Horne told The Washington Post, ”It’s like being a serf.”

He’s a farmer who pays his own expenses to grow his crops. And yet, he is being penalized because he didn’t give the government his raisins.

Here’s the history…

Back in 1937, Congress passed a law to control the supply and demand of raisins ONLY during the Great Depression. These seized raisins are put into a government-controlled “reserve” and kept off U.S. markets.  In an essence, this lowers the supply of raisins and increases the price for farmers can charge for raisins. Or at least the portion that the government didn’t seize. The committee, overseen by the Department of Agriculture, is allowed to sell a portion of the raisins it collects from farmers for free. Recently, it generated  over $65 million in one year, according to Fox News.

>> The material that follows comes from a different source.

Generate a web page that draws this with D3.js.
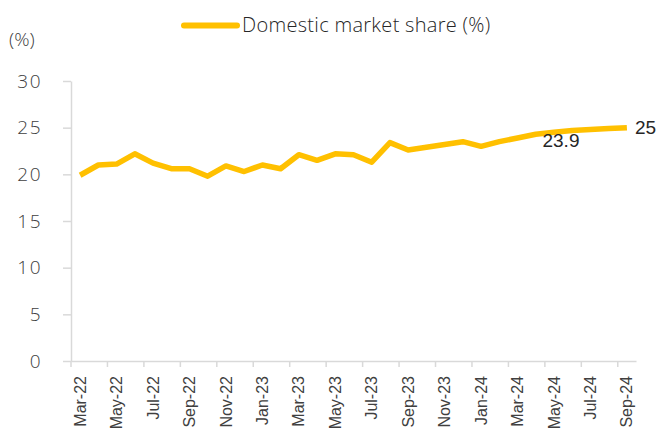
<!DOCTYPE html>
<html>
<head>
<meta charset="utf-8">
<script src="https://cdn.jsdelivr.net/npm/d3@7"></script>
<style>
  body { margin: 0; background: #fff; }
  svg { display: block; }
</style>
</head>
<body>
<svg id="chart"></svg>
<script>
// monthly categories, Mar-22 .. Sep-24
const months = ["Mar-22","Apr-22","May-22","Jun-22","Jul-22","Aug-22","Sep-22","Oct-22","Nov-22","Dec-22",
  "Jan-23","Feb-23","Mar-23","Apr-23","May-23","Jun-23","Jul-23","Aug-23","Sep-23","Oct-23","Nov-23","Dec-23",
  "Jan-24","Feb-24","Mar-24","Apr-24","May-24","Jun-24","Jul-24","Aug-24","Sep-24"];
const share = [19.9,21.0,21.1,22.2,21.2,20.6,20.6,19.8,20.9,20.3,
  21.0,20.6,22.1,21.5,22.2,22.1,21.3,23.4,22.6,22.9,23.2,23.5,
  23.0,23.5,23.9,24.3,24.5,24.7,24.8,24.9,25.0];
const yTicks = [0, 5, 10, 15, 20, 25, 30];
const seriesName = "Domestic market share (%)";
// labelled points: [month, value shown]
const callouts = [["May-24", "23.9", 23.9], ["Sep-24", "25", 25.0]];

const W = 660, H = 432;
const margin = {top: 81, right: 24, bottom: 71, left: 71};
const gold = "#FFC000";
const axisCol = "#d9d9d9";
const textCol = "#404040";

const svg = d3.select("#chart").attr("width", W).attr("height", H);

const x = d3.scaleBand()
  .domain(months)
  .range([margin.left, W - margin.right])
  .padding(0);
const bw = x.bandwidth();
const cx = d => x(d) + bw / 2;

const y = d3.scaleLinear()
  .domain([0, 30])
  .range([H - margin.bottom, margin.top]);

// y axis
const yAxis = svg.append("g")
  .attr("transform", `translate(${margin.left},0)`)
  .call(d3.axisLeft(y).tickValues(yTicks).tickSize(8).tickPadding(21).tickSizeOuter(0));
yAxis.select(".domain").attr("stroke", axisCol).attr("stroke-width", 1.5);
yAxis.selectAll(".tick line").attr("stroke", axisCol).attr("stroke-width", 1.5);
yAxis.selectAll(".tick text")
  .attr("fill", textCol)
  .style("font-family", "'Open Sans', sans-serif")
  .style("font-weight", 300)
  .style("font-size", "19px")
  .style("letter-spacing", "1.5px");

// x axis: labels every other month, ticks on category boundaries
const xAxis = svg.append("g")
  .attr("transform", `translate(0,${H - margin.bottom})`)
  .call(d3.axisBottom(x).tickValues(months.filter((d, i) => i % 2 === 0)).tickSize(6).tickSizeOuter(0));
xAxis.select(".domain").attr("stroke", axisCol).attr("stroke-width", 1.5);
xAxis.selectAll(".tick line")
  .attr("x1", -bw / 2).attr("x2", -bw / 2)
  .attr("stroke", axisCol).attr("stroke-width", 1.5);
xAxis.selectAll(".tick text")
  .attr("fill", textCol)
  .attr("text-anchor", "end")
  .attr("transform", "rotate(-90)")
  .attr("x", -15).attr("y", 0).attr("dy", "0.35em")
  .style("font-family", "'Liberation Sans', Arial, sans-serif")
  .style("font-size", "16px");

// line
const line = d3.line()
  .x((d, i) => cx(months[i]))
  .y(d => y(d));

svg.append("path")
  .datum(share)
  .attr("d", line)
  .attr("fill", "none")
  .attr("stroke", gold)
  .attr("stroke-width", 5.5)
  .attr("stroke-linejoin", "round");

// data labels
svg.selectAll(".callout")
  .data(callouts)
  .join("text")
  .attr("class", "callout")
  .attr("x", (d, i) => i === 0 ? cx(d[0]) + 7 : cx(d[0]) + 8)
  .attr("y", (d, i) => i === 0 ? y(d[2]) + 9 : y(d[2]) + 6)
  .attr("text-anchor", (d, i) => i === 0 ? "middle" : "start")
  .attr("fill", "#262626")
  .style("font-family", "'Liberation Sans', Arial, sans-serif")
  .style("font-size", "19px")
  .text(d => d[1]);

// unit label
svg.append("text")
  .attr("x", 9).attr("y", 46)
  .attr("fill", textCol)
  .style("font-family", "'Open Sans', sans-serif")
  .style("font-weight", 300)
  .style("font-size", "19px")
  .text("(%)");

// legend
const legend = svg.append("g");
legend.append("line")
  .attr("x1", 184).attr("x2", 237)
  .attr("y1", 25.5).attr("y2", 25.5)
  .attr("stroke", gold).attr("stroke-width", 6).attr("stroke-linecap", "round");
legend.append("text")
  .attr("x", 242).attr("y", 32)
  .attr("fill", "#262626")
  .style("font-family", "'Open Sans', sans-serif")
  .style("font-weight", 300)
  .style("font-size", "20px")
  .style("letter-spacing", "0.3px")
  .text(seriesName);
</script>
</body>
</html>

Horne has been surrendering a portion of his raisin crop to the  government-controlled raisin “reserve” every year until 2002 when he decided it was unconstitutional. Today, he owes the government 1.2 million pounds of raisins, which is approximately four harvest years, according to the Washington Post.

“I believe in America. And I believe in our Constitution. And I believe that eventually we will be proved right,” Horne told the newspaper. “They took our raisins and didn’t pay us for them.”

Horne’s lawyer, Brian Leighton, said the program was “basically theft” and was a clear violation of the Fifth Amendment clause that was supposed to protect private property from being confiscated without just compensation, The Post reported.

While Horne’s case did reach the Supreme Court in June, where the justices ordered the federal appeals court in California to take a closer look at this case, Horne still expresses concern if he loses the case.

“If we lose, we’re bankrupt. We won’t have a pot to piss in,” Horne told the paper. “No. I don’t want to even think about it. Would you?”

Conclusion? Once the government has its hands in your business, it won’t let go.